Emily Nussbaum: “Preternatural confidence . . . a powerful image for women.” Jill Watts: “She’s making class commentary, but she’s also making commentary on gender.” The words “class” and “gender” would never pass West’s bee-stung lips, but that trite, pseudointellectual mumbo-jumbo has overtaken PBS language. One speaker describes West’s Sex, a 1926 stage drama on prostitution, as being about “sex workers.” Another says that West was “a parody of male sexuality” who was “standing sexism on its head.”

It’s clear that in the prevailing ideology at PBS, all women and ethnic groups are viewed as oppressed, needing liberation by way of protest. That media’s purpose is — in the odious clichés of the moment — to give “voice” to the voiceless and let marginalized people be “seen.” These are Communist precepts that have nothing to do with why West’s Hollywood movies are such delightful examples of a singular personality. West’s characters always opposed real obstacles, not egocentric disgruntlement. She was Scarlett O’Hara as a stand-up comic — even sharing confidences with her black maids, who were always presented as fully human, fully sexual figures, Bessie Smith’s sistahs.

In this cancel-culture era, it’s dishonest to protect Mae West by falsifying her art. (West’s humor was sophisticated; Amy Schumer’s is gross.) Claudia Roth Pierrepont comments: “She’s got a message for you. I think it was very revolutionary and it still is.” No, West performed in a civilization that understood and believed in male-female exchange, that thing known as heterosexuality and traditional culture.

Now West’s witticisms get misinterpreted as “she gave women permission to be bold and be strong.” These middlebrow chickadees (biographer Marybeth Hamilton and Margo Jefferson describing West’s below-the-belt saunter and prizefighter stance are the most sensible of them) mostly ignore preexistent 20th-century female strength and the sustenance of the blues, an expressive art created by women and men. This “permission” nonsense is just girlish whining to appease Millennials who don’t know cultural history. The ultimate failing of Dirty Blonde comes when one of the PBS talking heads castigates Hollywood’s heavy-handed 1934 Production Code as the scheme of industry executive Joseph Breen (demeaned as both a bigot and a Catholic).

How odd that the shrewdest commentary comes from men. Rick Des Roschers, on the play Sex: “[It’s] about lust. Men were actually given credit for being lusty.” Or, George Chauncey on West’s gay programs: “I don’t think she was a sweet social reformer trying to improve the position of gay people. She was using them to get ahead and make a name for herself.”
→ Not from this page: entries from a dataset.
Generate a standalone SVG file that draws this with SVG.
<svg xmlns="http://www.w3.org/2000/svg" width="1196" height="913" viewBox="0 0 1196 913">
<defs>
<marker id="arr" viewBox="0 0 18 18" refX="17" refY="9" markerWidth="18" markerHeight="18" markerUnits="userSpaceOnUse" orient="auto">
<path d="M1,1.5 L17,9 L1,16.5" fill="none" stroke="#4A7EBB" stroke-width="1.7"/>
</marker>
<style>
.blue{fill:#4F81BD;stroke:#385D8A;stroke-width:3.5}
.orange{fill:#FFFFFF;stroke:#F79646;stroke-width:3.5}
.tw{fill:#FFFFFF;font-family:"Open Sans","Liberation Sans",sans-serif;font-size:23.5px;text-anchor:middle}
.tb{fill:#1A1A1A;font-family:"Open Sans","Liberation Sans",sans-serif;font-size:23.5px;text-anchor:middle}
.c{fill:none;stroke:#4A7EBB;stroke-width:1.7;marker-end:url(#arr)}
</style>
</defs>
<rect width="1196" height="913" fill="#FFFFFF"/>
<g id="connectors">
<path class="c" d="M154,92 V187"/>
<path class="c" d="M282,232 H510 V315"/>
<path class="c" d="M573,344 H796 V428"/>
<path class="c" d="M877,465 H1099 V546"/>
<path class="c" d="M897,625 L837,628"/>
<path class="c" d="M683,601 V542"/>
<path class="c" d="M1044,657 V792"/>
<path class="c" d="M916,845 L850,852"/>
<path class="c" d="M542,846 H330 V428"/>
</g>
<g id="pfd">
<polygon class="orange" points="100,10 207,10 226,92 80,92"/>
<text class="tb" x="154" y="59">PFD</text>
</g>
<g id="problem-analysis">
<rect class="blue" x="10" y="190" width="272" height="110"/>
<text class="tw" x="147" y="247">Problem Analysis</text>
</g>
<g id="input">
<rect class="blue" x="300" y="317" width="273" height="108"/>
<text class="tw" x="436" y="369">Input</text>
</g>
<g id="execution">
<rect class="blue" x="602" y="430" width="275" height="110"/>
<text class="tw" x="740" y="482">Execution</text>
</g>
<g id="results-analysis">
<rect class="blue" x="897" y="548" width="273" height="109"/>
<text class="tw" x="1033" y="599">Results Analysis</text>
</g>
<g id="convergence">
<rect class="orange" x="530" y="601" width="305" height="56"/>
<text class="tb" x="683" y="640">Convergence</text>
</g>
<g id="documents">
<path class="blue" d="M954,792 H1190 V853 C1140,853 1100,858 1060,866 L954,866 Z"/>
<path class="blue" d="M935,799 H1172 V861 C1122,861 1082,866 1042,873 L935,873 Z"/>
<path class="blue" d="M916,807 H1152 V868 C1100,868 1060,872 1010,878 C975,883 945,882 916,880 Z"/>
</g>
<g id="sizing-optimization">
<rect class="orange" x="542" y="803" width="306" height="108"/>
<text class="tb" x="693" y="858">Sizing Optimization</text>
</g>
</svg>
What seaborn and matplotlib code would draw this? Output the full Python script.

PBS doc makers Julia Marchesi and Sally Rosenthal play the usual progressive games. They refuse to admit it was Hollywood, not the government or the scapegoated Breen, that initiated its own censorship. This self-justifying delusion fails to recognize that West’s success was due to pre-Code Hollywood’s rubber-stamping of what vaudeville audiences already knew and enjoyed about American sexual freedom. After becoming Hollywood’s highest-paid female and a shrewd California real-estate investor, West went on to outlive her peak. It was during the second wave of feminism that she made appearances as a grotesque caricature of her former audacious self. Yet she was always beyond mere feminism.

My favorite Mae West tribute came from David Gedge, the boyish romantic of England’s rock band the Wedding Present, whose 2005 album, a foray into Americana, was Take Fountain. It was Gedge’s acknowledgement of West’s real-estate acumen and sexual good sense. Legend has it that when asked to advise aspiring Hollywood starlets, West updated the old “How do you get to Carnegie Hall?” joke (“Practice, practice”) by saying “Take Fountain,” a sarcastic Los Angeles traffic direction. She eschewed personal responsibility for how people misread her art, leaving it up to women (and men) to enjoy her example but not necessarily follow it, to use their own best instincts and common sense. That’s why Mae West was great.